▶ [Do this] From the listing below, extract each entry exactly as written, minus the images.

▶ [Rows]
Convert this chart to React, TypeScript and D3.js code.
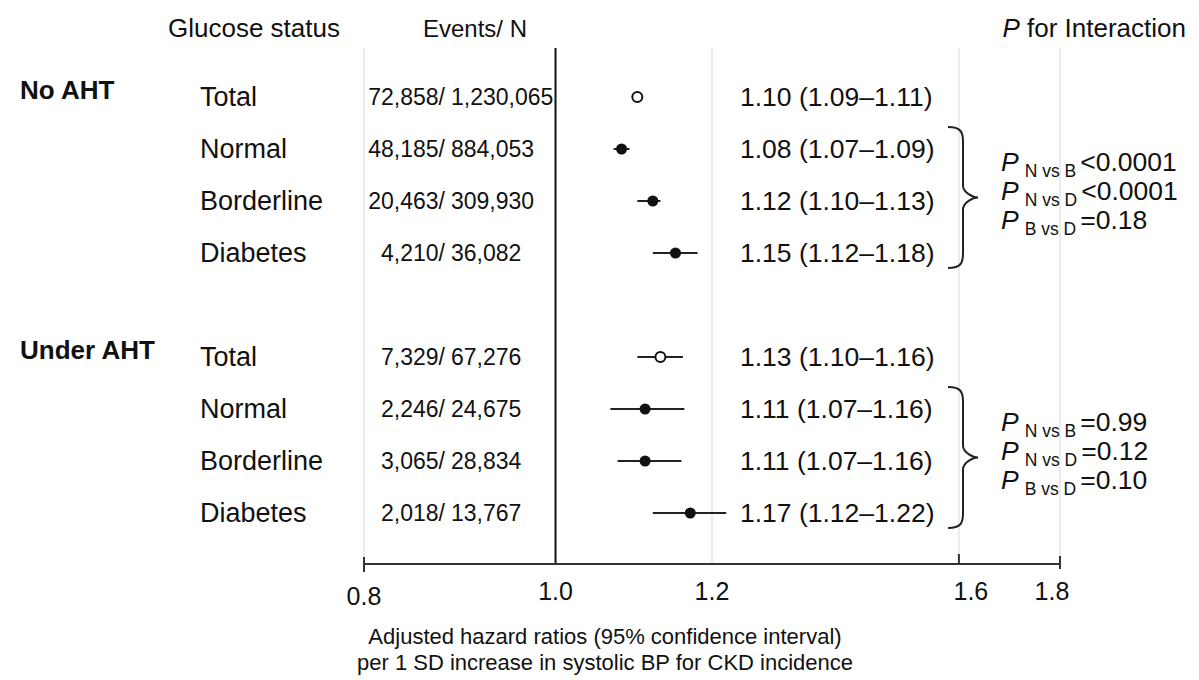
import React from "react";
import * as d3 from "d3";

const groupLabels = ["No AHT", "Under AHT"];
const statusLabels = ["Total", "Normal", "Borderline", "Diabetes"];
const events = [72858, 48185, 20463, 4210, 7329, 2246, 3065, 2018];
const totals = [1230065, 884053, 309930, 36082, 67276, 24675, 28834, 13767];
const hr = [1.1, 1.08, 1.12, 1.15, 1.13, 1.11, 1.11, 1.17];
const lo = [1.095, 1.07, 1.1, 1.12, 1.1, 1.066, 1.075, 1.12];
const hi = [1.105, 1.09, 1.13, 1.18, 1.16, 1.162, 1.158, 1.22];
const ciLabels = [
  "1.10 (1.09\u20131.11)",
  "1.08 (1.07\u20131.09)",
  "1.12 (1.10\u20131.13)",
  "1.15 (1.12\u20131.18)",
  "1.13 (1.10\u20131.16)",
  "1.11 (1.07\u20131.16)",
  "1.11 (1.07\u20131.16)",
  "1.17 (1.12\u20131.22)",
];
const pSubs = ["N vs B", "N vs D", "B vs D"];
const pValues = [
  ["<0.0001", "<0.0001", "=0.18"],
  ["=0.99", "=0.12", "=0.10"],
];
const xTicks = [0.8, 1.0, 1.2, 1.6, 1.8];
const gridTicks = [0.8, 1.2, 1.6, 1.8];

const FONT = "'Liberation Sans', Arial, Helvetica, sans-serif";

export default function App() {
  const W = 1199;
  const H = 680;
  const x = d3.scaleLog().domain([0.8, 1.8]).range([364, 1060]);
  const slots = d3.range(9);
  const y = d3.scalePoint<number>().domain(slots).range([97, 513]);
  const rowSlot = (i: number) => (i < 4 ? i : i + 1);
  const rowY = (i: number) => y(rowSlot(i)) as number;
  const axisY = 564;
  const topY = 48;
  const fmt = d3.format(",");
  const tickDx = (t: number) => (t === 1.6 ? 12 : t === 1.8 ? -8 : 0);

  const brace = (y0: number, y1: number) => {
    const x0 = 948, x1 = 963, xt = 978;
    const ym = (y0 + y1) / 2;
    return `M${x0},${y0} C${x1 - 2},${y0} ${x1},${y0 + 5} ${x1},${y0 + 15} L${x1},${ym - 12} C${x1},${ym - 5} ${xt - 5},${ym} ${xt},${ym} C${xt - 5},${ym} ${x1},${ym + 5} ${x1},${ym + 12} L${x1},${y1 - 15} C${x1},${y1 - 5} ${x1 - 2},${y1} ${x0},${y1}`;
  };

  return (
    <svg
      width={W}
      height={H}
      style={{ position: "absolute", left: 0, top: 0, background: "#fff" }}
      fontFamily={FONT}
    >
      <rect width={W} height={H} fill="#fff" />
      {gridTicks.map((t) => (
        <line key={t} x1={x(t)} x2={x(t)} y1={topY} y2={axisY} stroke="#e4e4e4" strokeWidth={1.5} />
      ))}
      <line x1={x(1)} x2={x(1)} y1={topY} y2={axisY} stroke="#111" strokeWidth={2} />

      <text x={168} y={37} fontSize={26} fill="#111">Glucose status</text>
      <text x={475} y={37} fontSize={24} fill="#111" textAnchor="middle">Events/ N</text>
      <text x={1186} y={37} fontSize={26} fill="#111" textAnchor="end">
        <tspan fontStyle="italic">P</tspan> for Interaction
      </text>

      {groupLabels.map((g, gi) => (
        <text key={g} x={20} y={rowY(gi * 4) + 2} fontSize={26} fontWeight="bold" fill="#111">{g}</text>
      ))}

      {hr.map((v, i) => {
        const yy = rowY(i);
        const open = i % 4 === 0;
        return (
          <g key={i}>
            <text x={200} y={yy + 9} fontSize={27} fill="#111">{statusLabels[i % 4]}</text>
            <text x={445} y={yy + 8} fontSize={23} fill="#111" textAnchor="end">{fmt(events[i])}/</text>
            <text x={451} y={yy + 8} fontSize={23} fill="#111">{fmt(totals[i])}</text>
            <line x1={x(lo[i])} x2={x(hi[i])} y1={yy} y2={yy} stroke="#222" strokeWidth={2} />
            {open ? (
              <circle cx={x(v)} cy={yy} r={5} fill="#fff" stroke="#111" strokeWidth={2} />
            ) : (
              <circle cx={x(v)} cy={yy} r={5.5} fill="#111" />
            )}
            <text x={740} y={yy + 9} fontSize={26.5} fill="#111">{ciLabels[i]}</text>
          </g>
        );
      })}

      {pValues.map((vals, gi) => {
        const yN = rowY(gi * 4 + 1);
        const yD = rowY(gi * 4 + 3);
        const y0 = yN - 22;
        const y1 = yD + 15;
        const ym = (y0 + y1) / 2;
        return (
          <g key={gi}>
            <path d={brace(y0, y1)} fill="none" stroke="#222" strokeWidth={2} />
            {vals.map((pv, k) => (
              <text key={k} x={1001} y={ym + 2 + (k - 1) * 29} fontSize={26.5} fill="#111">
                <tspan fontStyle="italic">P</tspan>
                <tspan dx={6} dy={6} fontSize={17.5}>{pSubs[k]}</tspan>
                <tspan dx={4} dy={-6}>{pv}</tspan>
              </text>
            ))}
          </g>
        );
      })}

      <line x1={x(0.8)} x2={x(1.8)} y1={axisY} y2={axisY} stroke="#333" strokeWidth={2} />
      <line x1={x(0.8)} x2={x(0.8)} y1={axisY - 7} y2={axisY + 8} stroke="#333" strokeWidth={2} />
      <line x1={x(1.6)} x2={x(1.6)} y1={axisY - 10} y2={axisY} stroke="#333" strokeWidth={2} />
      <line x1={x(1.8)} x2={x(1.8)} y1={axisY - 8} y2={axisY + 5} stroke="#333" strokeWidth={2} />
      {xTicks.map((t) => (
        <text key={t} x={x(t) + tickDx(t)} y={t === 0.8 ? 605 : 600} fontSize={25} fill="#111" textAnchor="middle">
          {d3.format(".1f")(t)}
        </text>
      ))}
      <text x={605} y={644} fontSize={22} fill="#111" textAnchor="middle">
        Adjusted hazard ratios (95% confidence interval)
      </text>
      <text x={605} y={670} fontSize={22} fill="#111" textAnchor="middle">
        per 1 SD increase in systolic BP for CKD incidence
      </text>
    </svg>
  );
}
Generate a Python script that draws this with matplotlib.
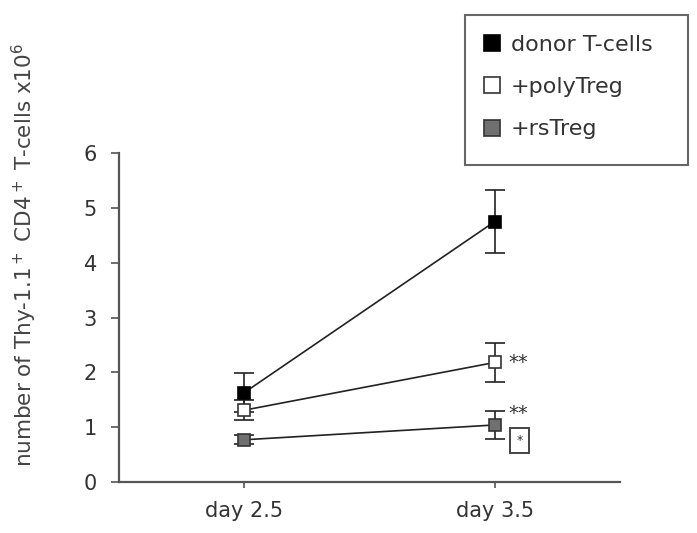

▶ [Written answer]
Convert this chart to React, TypeScript and D3.js code.
import React from "react";
import * as d3 from "d3";

const groupLabels = ["No AHT", "Under AHT"];
const statusLabels = ["Total", "Normal", "Borderline", "Diabetes"];
const events = [72858, 48185, 20463, 4210, 7329, 2246, 3065, 2018];
const totals = [1230065, 884053, 309930, 36082, 67276, 24675, 28834, 13767];
const hr = [1.1, 1.08, 1.12, 1.15, 1.13, 1.11, 1.11, 1.17];
const lo = [1.095, 1.07, 1.1, 1.12, 1.1, 1.066, 1.075, 1.12];
const hi = [1.105, 1.09, 1.13, 1.18, 1.16, 1.162, 1.158, 1.22];
const ciLabels = [
  "1.10 (1.09\u20131.11)",
  "1.08 (1.07\u20131.09)",
  "1.12 (1.10\u20131.13)",
  "1.15 (1.12\u20131.18)",
  "1.13 (1.10\u20131.16)",
  "1.11 (1.07\u20131.16)",
  "1.11 (1.07\u20131.16)",
  "1.17 (1.12\u20131.22)",
];
const pSubs = ["N vs B", "N vs D", "B vs D"];
const pValues = [
  ["<0.0001", "<0.0001", "=0.18"],
  ["=0.99", "=0.12", "=0.10"],
];
const xTicks = [0.8, 1.0, 1.2, 1.6, 1.8];
const gridTicks = [0.8, 1.2, 1.6, 1.8];

const FONT = "'Liberation Sans', Arial, Helvetica, sans-serif";

export default function App() {
  const W = 1199;
  const H = 680;
  const x = d3.scaleLog().domain([0.8, 1.8]).range([364, 1060]);
  const slots = d3.range(9);
  const y = d3.scalePoint<number>().domain(slots).range([97, 513]);
  const rowSlot = (i: number) => (i < 4 ? i : i + 1);
  const rowY = (i: number) => y(rowSlot(i)) as number;
  const axisY = 564;
  const topY = 48;
  const fmt = d3.format(",");
  const tickDx = (t: number) => (t === 1.6 ? 12 : t === 1.8 ? -8 : 0);

  const brace = (y0: number, y1: number) => {
    const x0 = 948, x1 = 963, xt = 978;
    const ym = (y0 + y1) / 2;
    return `M${x0},${y0} C${x1 - 2},${y0} ${x1},${y0 + 5} ${x1},${y0 + 15} L${x1},${ym - 12} C${x1},${ym - 5} ${xt - 5},${ym} ${xt},${ym} C${xt - 5},${ym} ${x1},${ym + 5} ${x1},${ym + 12} L${x1},${y1 - 15} C${x1},${y1 - 5} ${x1 - 2},${y1} ${x0},${y1}`;
  };

  return (
    <svg
      width={W}
      height={H}
      style={{ position: "absolute", left: 0, top: 0, background: "#fff" }}
      fontFamily={FONT}
    >
      <rect width={W} height={H} fill="#fff" />
      {gridTicks.map((t) => (
        <line key={t} x1={x(t)} x2={x(t)} y1={topY} y2={axisY} stroke="#e4e4e4" strokeWidth={1.5} />
      ))}
      <line x1={x(1)} x2={x(1)} y1={topY} y2={axisY} stroke="#111" strokeWidth={2} />

      <text x={168} y={37} fontSize={26} fill="#111">Glucose status</text>
      <text x={475} y={37} fontSize={24} fill="#111" textAnchor="middle">Events/ N</text>
      <text x={1186} y={37} fontSize={26} fill="#111" textAnchor="end">
        <tspan fontStyle="italic">P</tspan> for Interaction
      </text>

      {groupLabels.map((g, gi) => (
        <text key={g} x={20} y={rowY(gi * 4) + 2} fontSize={26} fontWeight="bold" fill="#111">{g}</text>
      ))}

      {hr.map((v, i) => {
        const yy = rowY(i);
        const open = i % 4 === 0;
        return (
          <g key={i}>
            <text x={200} y={yy + 9} fontSize={27} fill="#111">{statusLabels[i % 4]}</text>
            <text x={445} y={yy + 8} fontSize={23} fill="#111" textAnchor="end">{fmt(events[i])}/</text>
            <text x={451} y={yy + 8} fontSize={23} fill="#111">{fmt(totals[i])}</text>
            <line x1={x(lo[i])} x2={x(hi[i])} y1={yy} y2={yy} stroke="#222" strokeWidth={2} />
            {open ? (
              <circle cx={x(v)} cy={yy} r={5} fill="#fff" stroke="#111" strokeWidth={2} />
            ) : (
              <circle cx={x(v)} cy={yy} r={5.5} fill="#111" />
            )}
            <text x={740} y={yy + 9} fontSize={26.5} fill="#111">{ciLabels[i]}</text>
          </g>
        );
      })}

      {pValues.map((vals, gi) => {
        const yN = rowY(gi * 4 + 1);
        const yD = rowY(gi * 4 + 3);
        const y0 = yN - 22;
        const y1 = yD + 15;
        const ym = (y0 + y1) / 2;
        return (
          <g key={gi}>
            <path d={brace(y0, y1)} fill="none" stroke="#222" strokeWidth={2} />
            {vals.map((pv, k) => (
              <text key={k} x={1001} y={ym + 2 + (k - 1) * 29} fontSize={26.5} fill="#111">
                <tspan fontStyle="italic">P</tspan>
                <tspan dx={6} dy={6} fontSize={17.5}>{pSubs[k]}</tspan>
                <tspan dx={4} dy={-6}>{pv}</tspan>
              </text>
            ))}
          </g>
        );
      })}

      <line x1={x(0.8)} x2={x(1.8)} y1={axisY} y2={axisY} stroke="#333" strokeWidth={2} />
      <line x1={x(0.8)} x2={x(0.8)} y1={axisY - 7} y2={axisY + 8} stroke="#333" strokeWidth={2} />
      <line x1={x(1.6)} x2={x(1.6)} y1={axisY - 10} y2={axisY} stroke="#333" strokeWidth={2} />
      <line x1={x(1.8)} x2={x(1.8)} y1={axisY - 8} y2={axisY + 5} stroke="#333" strokeWidth={2} />
      {xTicks.map((t) => (
        <text key={t} x={x(t) + tickDx(t)} y={t === 0.8 ? 605 : 600} fontSize={25} fill="#111" textAnchor="middle">
          {d3.format(".1f")(t)}
        </text>
      ))}
      <text x={605} y={644} fontSize={22} fill="#111" textAnchor="middle">
        Adjusted hazard ratios (95% confidence interval)
      </text>
      <text x={605} y={670} fontSize={22} fill="#111" textAnchor="middle">
        per 1 SD increase in systolic BP for CKD incidence
      </text>
    </svg>
  );
}
Generate a Python script that draws this with matplotlib.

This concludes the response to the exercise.